Asumir el formato digital, víctima aún de resistencia por parte de la tradición en ámbitos de lectores aferrados a lo convencional, no es ya una opción, sino un hecho irreversible al cual debemos enfocar nuestros programas de políticas públicas y nuestro esfuerzo por seguir haciendo del mejoramiento humano, y su reivindicación a través de la cultura, un patrimonio universal.

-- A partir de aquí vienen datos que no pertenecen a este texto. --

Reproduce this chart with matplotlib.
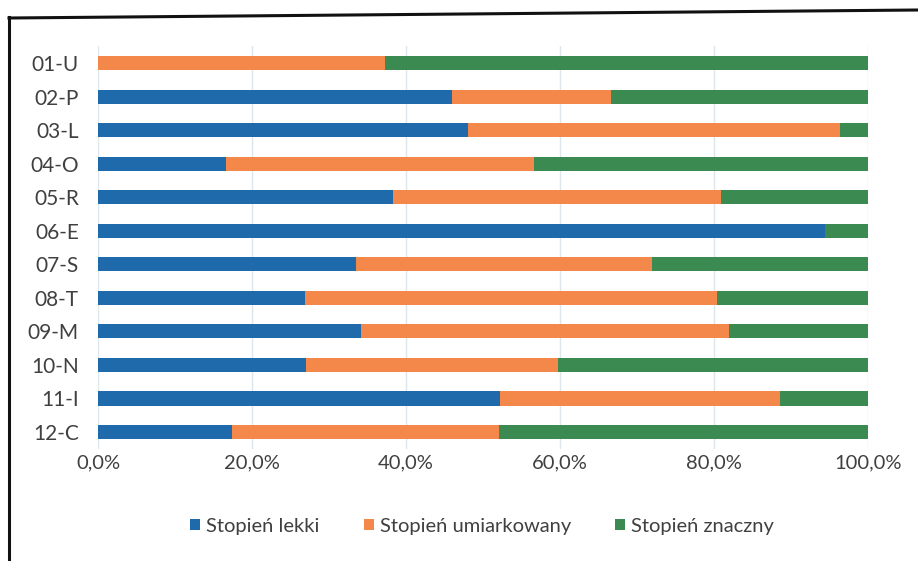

En los últimos quince años, la facturación de libros electrónicos en España —país que ocupa el quinto lugar de los consumidores de este tipo de producto— ha ascendido de los 50 millones de euros hasta sobrepasar los 140, algo significativo si tenemos en cuenta el estimado estadístico de que solo el 8,5% de su población elige esta modalidad de lectura mientras el 19,1% la combina con el libro de papel; y tampoco olvidamos, desde luego, que tanto el costo como el precio del libro electrónico son bastante inferiores y provocan, por tanto, más ganancias.
México, Chile y Argentina se suman a los más altos consumidores de libros electrónicos a nivel global, lo que sugiere que el divorcio entre formatos, y la tradición editorial, no es tan abismal como lo presenta el caótico accionar del día a día noticioso, o la reacción prejuiciosa de quienes desconocen las ventajas que el desarrollo tecnológico pone en nuestras manos.

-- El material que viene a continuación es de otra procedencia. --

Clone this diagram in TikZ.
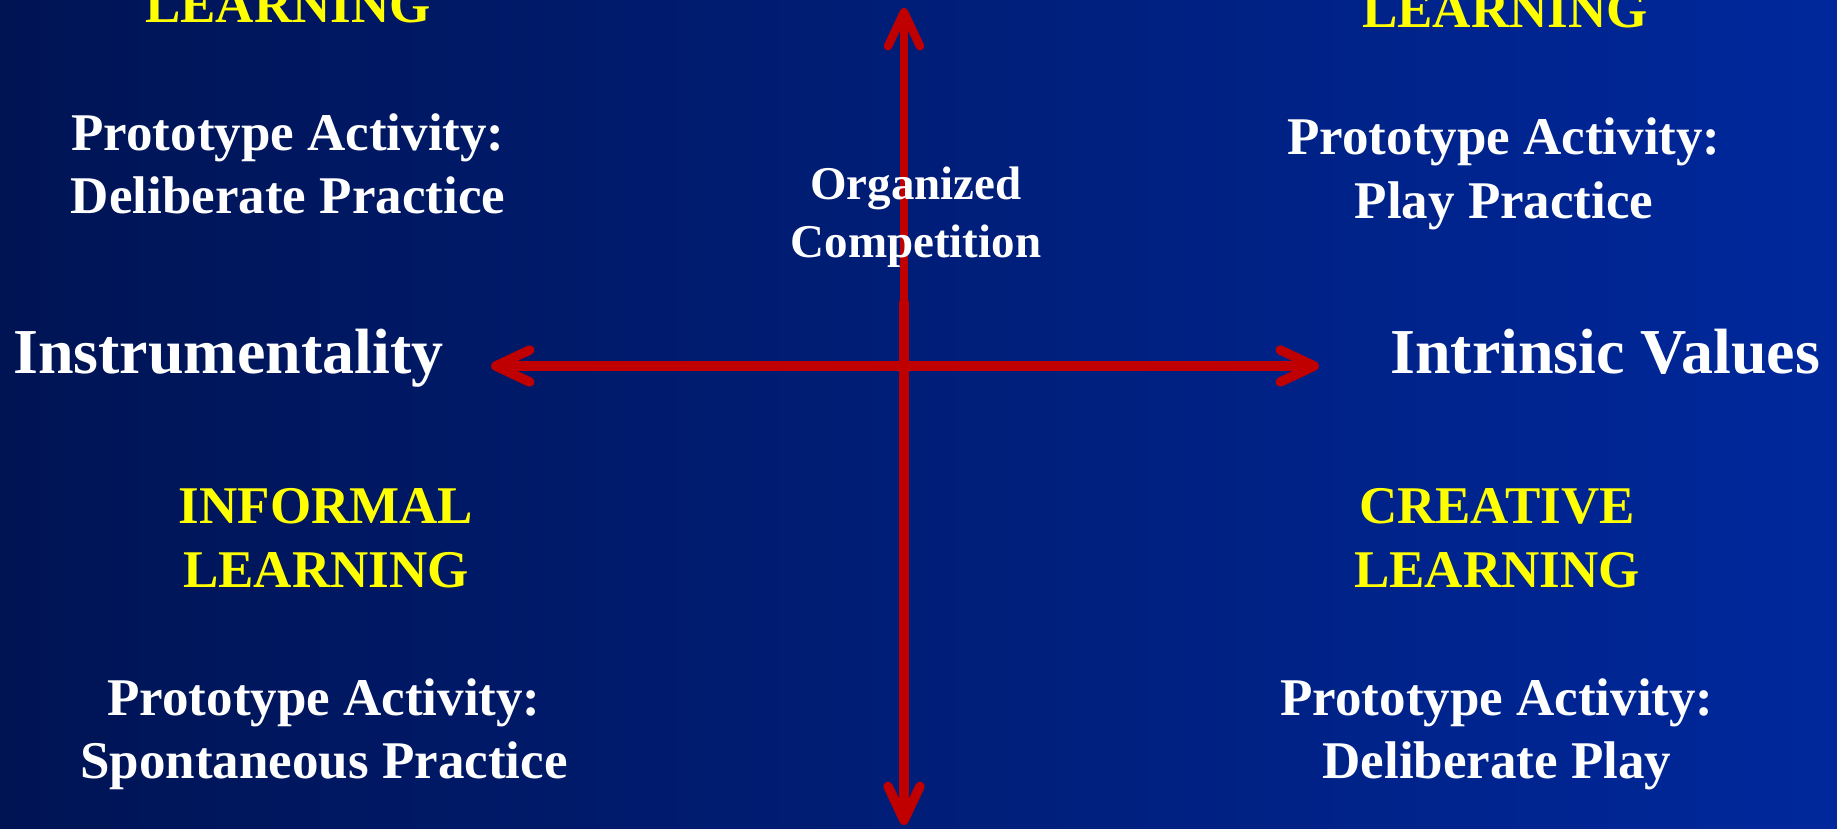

El Programa Nacional de Desarrollo del Libro Digital en Cuba es una iniciativa que busca, entre varios objetivos, facilitar el reconocimiento público y universal de nuestros autores, inmersos en un panorama de superpoblación difícil de canalizar para cualquier industria, por avanzada que esté. Nos proponemos sacar al libro digital del ostracismo del prejuicio de que es víctima hoy día, para que se coloque, justamente, en el lugar que el proceso revolucionario le ha dado a la lectura desde sus comienzos.
Urge, para los implicados en esta acción de política pública, trascender el diagnóstico, superar el empirismo que ha permeado el debate, y adentrarnos en un camino de investigación científica que permita llevar a los lectores el placer de ser parte del saber; que la lectura sea parte entrañable de su vida y los encumbre en los más altos niveles de emancipación.